東京フィルハーモニー交響楽団&マルコ・アンジュス(指揮)

*(4)「海の音調への練習曲」の演奏者:彌勒忠史(カウンターテナー)、安江佐和子(パーカッション)、斎藤和志、大久保彩子、多久潤一郎、木之脇道元(フルート)、平野公崇、大石将紀、西本淳、田中拓也(サクソフォン)、洗足学園音楽大学フルート・オーケストラ&サクソフォン・オーケストラ、田中雄樹(副指揮)、マルコ・アンジュス(指揮)

1)オーケストラのための《子守歌》
2)フルートとオーケストラのための《声による夜の書》
3)電話の考古学ー13楽器のためのコンチェルタンテ
4)海の音調への練習曲ーカウンターテナー、フルート四重奏、サクソフォン四重奏、パーカッション、100本のフルート、100本のサクソフォンによる

 コンポージアム(コンポジション+シンポジウム)とは、将来を担う若い作曲家の新しい管弦楽曲を広く公募する作曲企画として、故・武満徹の名を冠した作曲賞を柱にスタートしたユニークな試み。最もユニークな点は、その<武満徹作曲賞>の審査委員が主催団体(東京オペラシティ文化財団)の指名したたった1人の作曲家であることだ。今年は現代イタリアを代表する作曲家サルヴァトーレ・シャリーノが迎えられた。今回の催しは東日本大震災のため延期されていたもの。コンポージアムを構成するコンサートは、審査委員として招かれた作曲家の音楽を取りあげる夕べと、作曲賞本選演奏会の夕べの2つがある。幸いにも聴く機会を得た前者、<サルヴァトーレ・シャリーノの音楽>には感性を甚く刺激されるとともに、スリリングな音響に圧倒された。
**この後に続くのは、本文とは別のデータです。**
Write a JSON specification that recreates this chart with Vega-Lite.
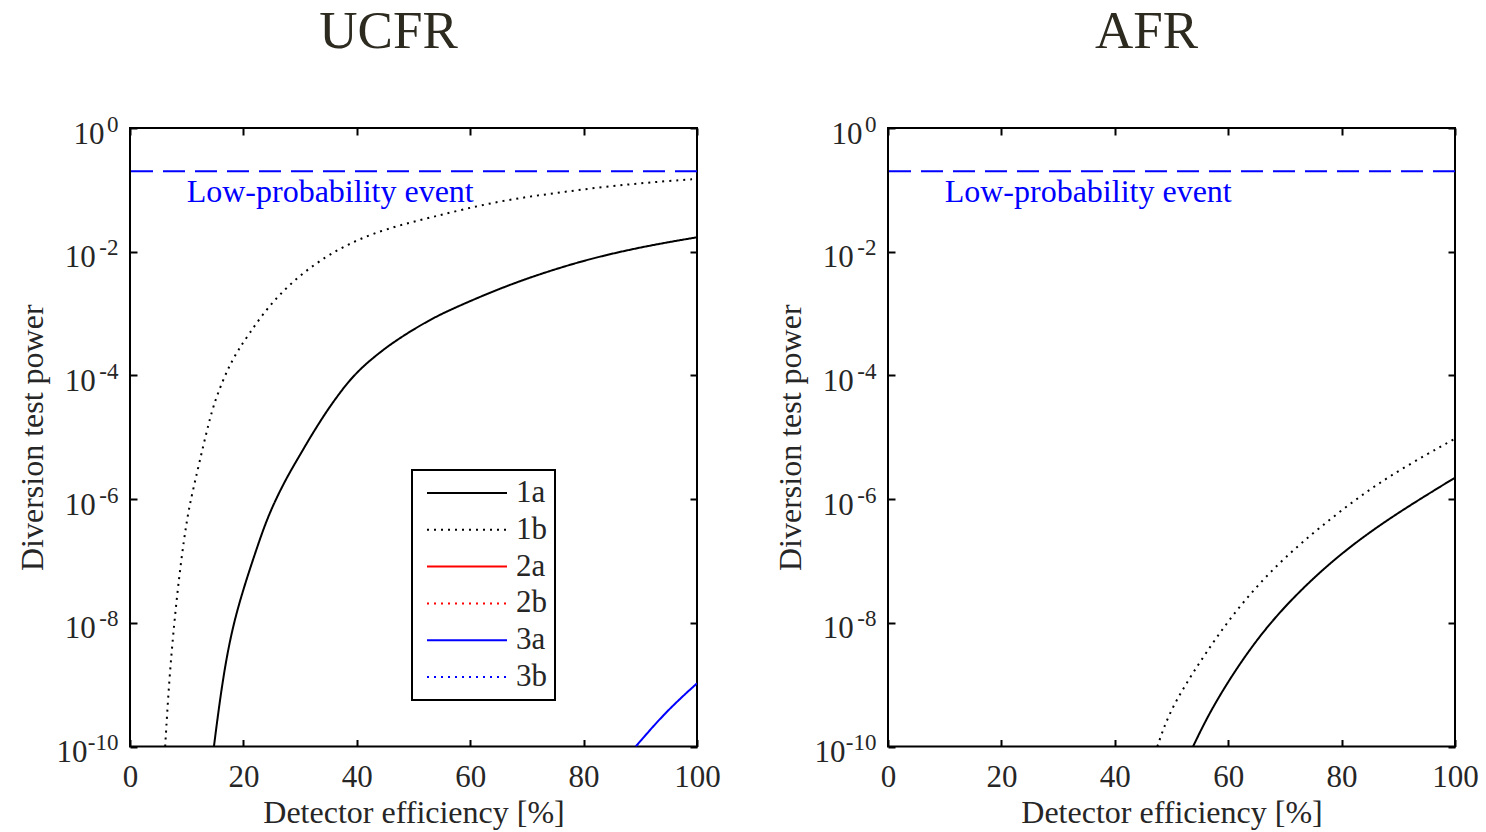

 シャリーノは7年前の2005年、サントリーホールが主宰する国際作曲委嘱シリーズに<テーマ作曲家>として初来日し、委嘱作「シャドウ・オヴ・サウンド」や、壮年期に作曲した「さかさまの空間」、「旅のノート」などの日本初演に携わった(ティート・チェッケリーニ指揮の東京フィルハーモニー交響楽団)。当夜もオーケストラは東京フィルで、2007年に「サルヴァトーレ・シャリーノの音楽」と題した論文を発表したシャリーノ理解の第一人者、マルコ・アンジュスがタクトを振った。なお、全4曲が日本初演である。
 シャリーノという作曲家はさまざまな伝統的手法を乗り越えたその果てに、私たちが体験したことのない斬新な音響をつくりだす。そこには現代のテクノロジーや文明史観を皮肉ったり、音楽表現者としては避けて通れない<個と集団>の問題に独自の視点を与えたりするなどの、この作曲家ならではの世界認識が形としてあり、それが作品に独特の響きや劇性を生んでいる。
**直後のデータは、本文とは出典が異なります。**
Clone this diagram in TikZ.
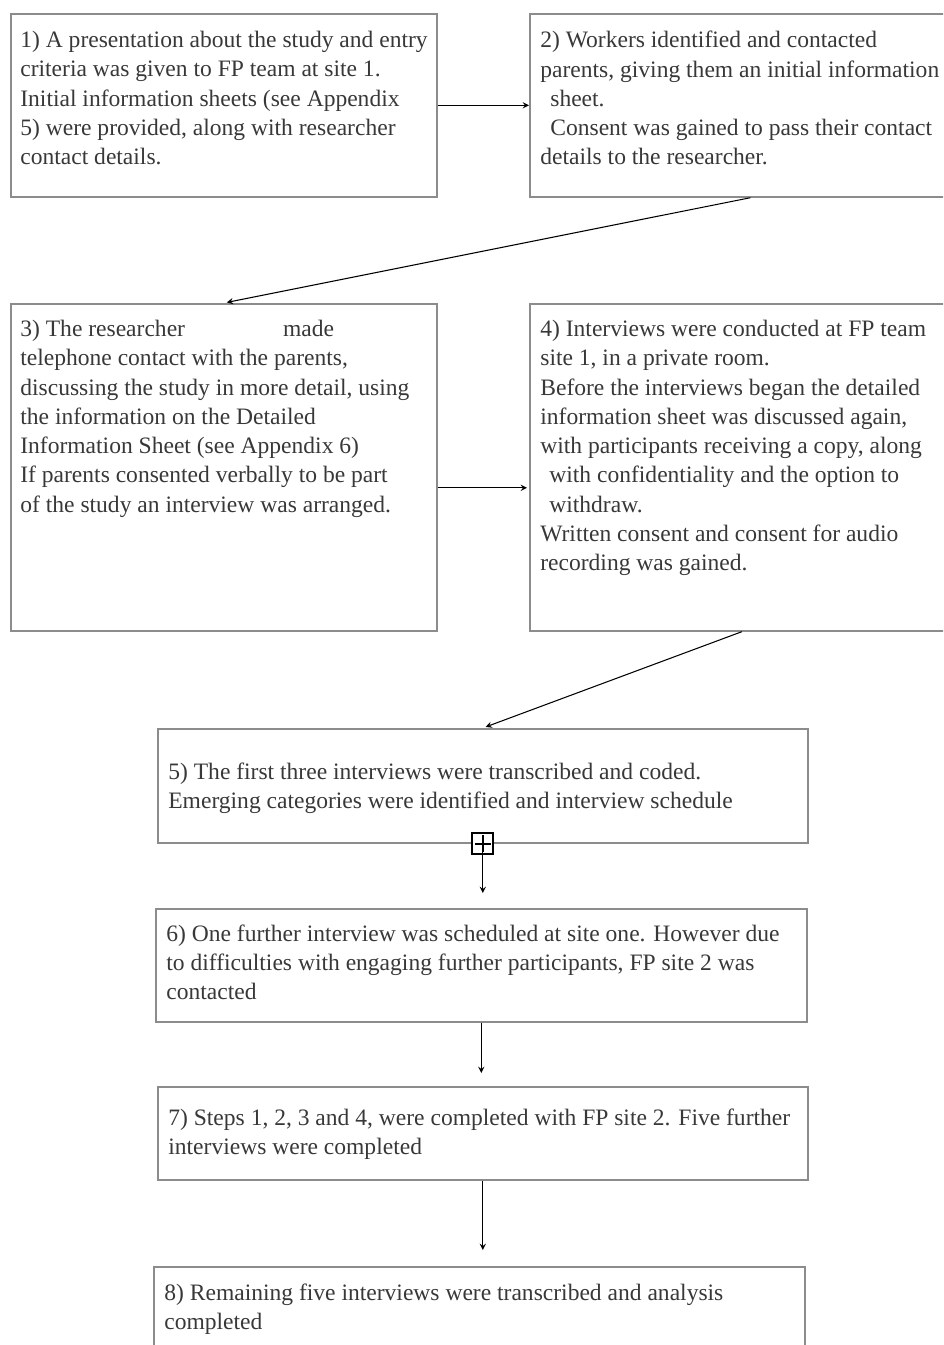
\documentclass[tikz,border=0pt]{standalone}
\usepackage{fontspec}
\setmainfont{Liberation Serif}
\usepackage{tikz}
\tikzstyle{frame} = [draw=gray!90,line width=1pt,inner sep=0,anchor=north west]
\tikzstyle{txt} = [anchor=north west,inner sep=0,align=left,text=black!78,font=\fontsize{13.4}{16.65}\selectfont,execute at begin node=\strut]
\tikzstyle{link} = [draw,->,>=stealth,line width=0.6pt]

\begin{document}
\begin{tikzpicture}[x=0.02cm,y=-0.02cm]
    \useasboundingbox (0,0) rectangle (943,1345);
    \clip (0,0) rectangle (943,1345);

    % boxes
    \node[frame,minimum width=8.52cm,minimum height=3.66cm] (s1) at (10,13) {};
    \node[frame,minimum width=8.82cm,minimum height=3.66cm] (s2) at (529,13) {};
    \node[frame,minimum width=8.52cm,minimum height=6.54cm] (s3) at (10,303) {};
    \node[frame,minimum width=8.82cm,minimum height=6.54cm] (s4) at (529,303) {};
    \node[frame,minimum width=13cm,minimum height=2.28cm] (s5) at (157,728) {};
    \node[frame,minimum width=13.02cm,minimum height=2.26cm] (s6) at (155,908) {};
    \node[frame,minimum width=13cm,minimum height=1.86cm] (s7) at (157,1086) {};
    \node[frame,minimum width=13.02cm,minimum height=1.88cm] (s8) at (153,1266) {};

    % texts
    \node[txt] (t1) at ([shift={(10,18)}]s1.north west) {1) A presentation about the study and entry\\criteria was given to FP team at site 1.\\Initial information sheets (see Appendix\\5) were provided, along with researcher\\contact details.};
    \node[txt] (t2) at ([shift={(11,18)}]s2.north west) {2) Workers identified and contacted\\parents, giving them an initial information\\\hspace*{0.2cm}sheet.\\\hspace*{0.2cm}Consent was gained to pass their contact\\details to the researcher.};
    \node[txt] (t3) at ([shift={(10,17)}]s3.north west) {3) The researcher\hspace{1.96cm}made\\telephone contact with the parents,\\discussing the study in more detail, using\\the information on the Detailed\\Information Sheet (see Appendix 6)\\If parents consented verbally to be part\\of the study an interview was arranged.};
    \node[txt] (t4) at ([shift={(11,17)}]s4.north west) {4) Interviews were conducted at FP team\\site 1, in a private room.\\Before the interviews began the detailed\\information sheet was discussed again,\\with participants receiving a copy, along\\\hspace*{0.18cm}with confidentiality and the option to\\\hspace*{0.18cm}withdraw.\\Written consent and consent for audio\\recording was gained.};
    \node[txt] (t5) at ([shift={(11,34.5)}]s5.north west) {5) The first three interviews were transcribed and coded.\\Emerging categories were identified and interview schedule};
    \node[txt] (t6) at ([shift={(11,16.5)}]s6.north west) {6) One further interview was scheduled at site one. However due\\to difficulties with engaging further participants, FP site 2 was\\contacted};
    \node[txt] (t7) at ([shift={(11,22.5)}]s7.north west) {7) Steps 1, 2, 3 and 4, were completed with FP site 2. Five further\\interviews were completed};
    \node[txt] (t8) at ([shift={(11,17.5)}]s8.north west) {8) Remaining five interviews were transcribed and analysis\\completed};

    % arrows
    \draw[link] (s1.east) -- (s2.west);
    \draw[link,shorten >=0.06cm] (s2.south) -- (s3.north);
    \draw[link,shorten >=0.04cm] ([yshift=-0.41cm]s3.east) -- ([yshift=-0.41cm]s4.west);
    \draw[link,shorten >=0.06cm] ([xshift=-0.17cm]s4.south) -- (s5.north);

    \node[draw,fill=white,line width=1pt,minimum size=0.42cm,inner sep=0] (anc) at (s5.south) {};
    \draw[line width=1pt] ([xshift=0.07cm]anc.west) -- ([xshift=-0.07cm]anc.east)
        ([yshift=-0.06cm]anc.north) -- ([yshift=0.06cm]anc.south);

    \draw[link,shorten >=0.3cm] (anc.center) -- (anc.center |- s6.north);
    \draw[link,shorten >=0.26cm] (s6.south) -- (s6.south |- s7.north);
    \draw[link,shorten >=0.32cm] (s7.south) -- (s7.south |- s8.north);

\end{tikzpicture}
\end{document}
 この夜の演目は上記クレジット通り。東京フィルによる「オーケストラのための《子守歌》」、「フルートとオーケストラのための《声による夜の書》、「電話の考古学ー13楽器のためのコンチェルタンテ」では、あたかも広大な牧場のなだらかなアップダウンが果てしなく続く感じの微細な音響変化とか、妙味と退屈とが同居した不思議なまどろみが感性のひだに入り込んでくる。現代をまったく違った視点で捉えなおすシャリーノ独特の思考が反映された音構造とソノリティーが静かに聴こえる。ここでは当夜の最大の聴きものであり、私個人にとっても音響についてのとらえ方の変更を迫られる思いを強くした「海の音調への練習曲ーカウンターテナー、フルート四重奏、サクソフォン四重奏、パーカッション、100本のフルート、100本のサクソフォンによる」に触れることにしたい。
 曲名の副題を見ただけでも驚かざるを得ない。本当にフルートとサクソフォンがつごう200人も集まるのか。フルートとサックス四重奏団のスペースなどを含めて,全員がステージに乗るのか。少なくともステージからはみだしそうになるほどの黒づくめのフルートとサックスの大集団が、ソロイストや2つの四重奏団を取り囲むようにステージを埋めた全体図を一望しただけでも、やにわに圧倒されそうなくらいの迫力だった。「子守歌」にしても「声による夜の書」にしても例外ではないが、「海の音調〜」でも夜の闇から這うように忍び寄る微小な音があたかも瞬きを繰り返しながらニュアンスを変えていく出だしの音響に耳を澄ませていると、なにやら源氏物語に描かれた平安朝的官能性を思わずにはいられない。
 それにしても,なぜか分からないが、舞台をはみだしそうなフルートとサックスの大集団の音響は時に驚くほどサトル(微細)で、ピッコロ・タイプからアルトやテナー、あるいはベース・タイプにいたるフルートとサックスの大合奏が一瞬にして大宇宙の瞬きのようなサウンドと化すさまには目をみはらされた。旋律線が起点になって,次に和音が重なって,というような音楽に慣らされた耳には不思議としか言いようのない音響美が、身を浸していると逆に心地よい。普通とは真逆な,あるいは相反するシャリーノの作曲法がここにあると確信せざるをえない。そこにどれほどさまざまなアイディアや革新的な楽器奏法が凝らされているかは、こうした微細かつ巨大な音響から海のさまざまな表情や動きが浮かび上がってくる姿に象徴されているようだ。たとえば,打ち寄せる波の音だったり、風の唸りだったり、あるいは太陽の光にきらめく水の輝きだったり。このサウンドに慣れ親しんでいくにつれ、彼の音楽や作曲の背景にフラクタル思想があるという従来からの指摘が思い出された。つまり、よく引き合いに出されるゴツゴツした岩に縁取られながらうねうねと続く、どこも同じように見える海岸線を。